Up until this point, I thought I was right with him. We do not have perfect justice on the earth, but Jesus can bring it. I was enthusiastic to see the innocent go free and to see those evildoers get what they deserve. But his next statement stopped my vague self-righteous reverie...

See, we need his judgements. Because when he tries you, he finds out what's right and true. He sees it all. He never gets the evidence wrong. He establishes a perfect law. He it applies it flawlessly. And so, we need to submit to this judge.

Wait! No! I want Jesus to come and release me, not judge me! I want him to bring low those I see as haughty so that I, his humble disciple, can live joyously with him! The last question he asked only made me squirm more...

Do you put Jesus on trial? Do you judge him? ... Or do you let him judge you and out of worship submit to him as the King of Kings and the Lord of Lords?

Again, my heart dropped. Do I invite God, the perfect holy one, to judge me? Do I look stupid to you? But he is right to call us to let Jesus judge us.

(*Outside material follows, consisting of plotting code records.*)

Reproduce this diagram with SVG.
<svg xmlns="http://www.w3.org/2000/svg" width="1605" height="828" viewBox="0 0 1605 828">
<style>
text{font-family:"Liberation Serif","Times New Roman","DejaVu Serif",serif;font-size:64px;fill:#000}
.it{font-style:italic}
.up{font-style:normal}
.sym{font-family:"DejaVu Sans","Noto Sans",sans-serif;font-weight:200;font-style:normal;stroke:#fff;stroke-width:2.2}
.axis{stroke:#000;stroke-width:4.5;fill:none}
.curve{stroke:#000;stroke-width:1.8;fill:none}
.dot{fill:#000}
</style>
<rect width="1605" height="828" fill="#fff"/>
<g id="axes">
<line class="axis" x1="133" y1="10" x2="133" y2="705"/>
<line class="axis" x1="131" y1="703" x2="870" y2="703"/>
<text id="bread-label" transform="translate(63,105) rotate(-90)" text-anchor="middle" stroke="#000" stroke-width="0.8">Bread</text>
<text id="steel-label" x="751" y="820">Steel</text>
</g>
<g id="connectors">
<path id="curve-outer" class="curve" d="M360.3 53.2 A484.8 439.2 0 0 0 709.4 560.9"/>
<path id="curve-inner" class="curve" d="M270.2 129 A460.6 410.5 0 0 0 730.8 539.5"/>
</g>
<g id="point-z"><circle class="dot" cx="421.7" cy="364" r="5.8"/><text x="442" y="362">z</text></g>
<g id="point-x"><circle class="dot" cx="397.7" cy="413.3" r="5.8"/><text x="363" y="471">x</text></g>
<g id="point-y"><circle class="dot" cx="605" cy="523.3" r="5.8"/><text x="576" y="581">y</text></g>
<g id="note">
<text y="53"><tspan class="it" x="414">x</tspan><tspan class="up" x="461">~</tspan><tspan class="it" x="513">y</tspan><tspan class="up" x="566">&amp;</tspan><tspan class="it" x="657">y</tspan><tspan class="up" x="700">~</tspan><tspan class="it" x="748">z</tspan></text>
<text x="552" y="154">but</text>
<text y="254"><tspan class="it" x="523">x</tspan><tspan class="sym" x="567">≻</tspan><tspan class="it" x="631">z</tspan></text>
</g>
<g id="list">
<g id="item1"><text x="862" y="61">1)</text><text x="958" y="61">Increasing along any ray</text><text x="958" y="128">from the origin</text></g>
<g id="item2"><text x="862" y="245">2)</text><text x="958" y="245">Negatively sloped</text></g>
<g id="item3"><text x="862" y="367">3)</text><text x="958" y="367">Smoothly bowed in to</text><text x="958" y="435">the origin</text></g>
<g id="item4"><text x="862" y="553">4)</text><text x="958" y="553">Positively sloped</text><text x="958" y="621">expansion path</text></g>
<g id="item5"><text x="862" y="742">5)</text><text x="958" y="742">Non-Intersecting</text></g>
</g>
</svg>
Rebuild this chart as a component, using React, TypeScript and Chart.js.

I do wrong and I sin in small and large ways. There are sins in my past of which I am and in some ways should be ashamed. I cannot expect to enjoy God's good gifts while I carry and continue to sin that earns his wrath. But I and my sins have already been judged and punished, and I must continue to invite Christ's judgement on me. Jesus Christ was deemed innocent by human courts and by God the Father, but he accepted the humanly incomprehensible sentence for my guilt. Only when I accept what God says about my sin in the Bible (that all my wrongdoing, even the most "trivial" rebellion against his desire for me, adds up to a mountain of evidence demanding my condemnation to eternal punishment) can I also receive the good things he promises to those who live rightly.

So, I pray that God will give me the courage to invite his judgement of me, so that I will be able to stand with joy that only increases the more I see how much of me he has judged and how much wrath Jesus prepared to take from me as he dragged himself up the hill where his cross stood waiting.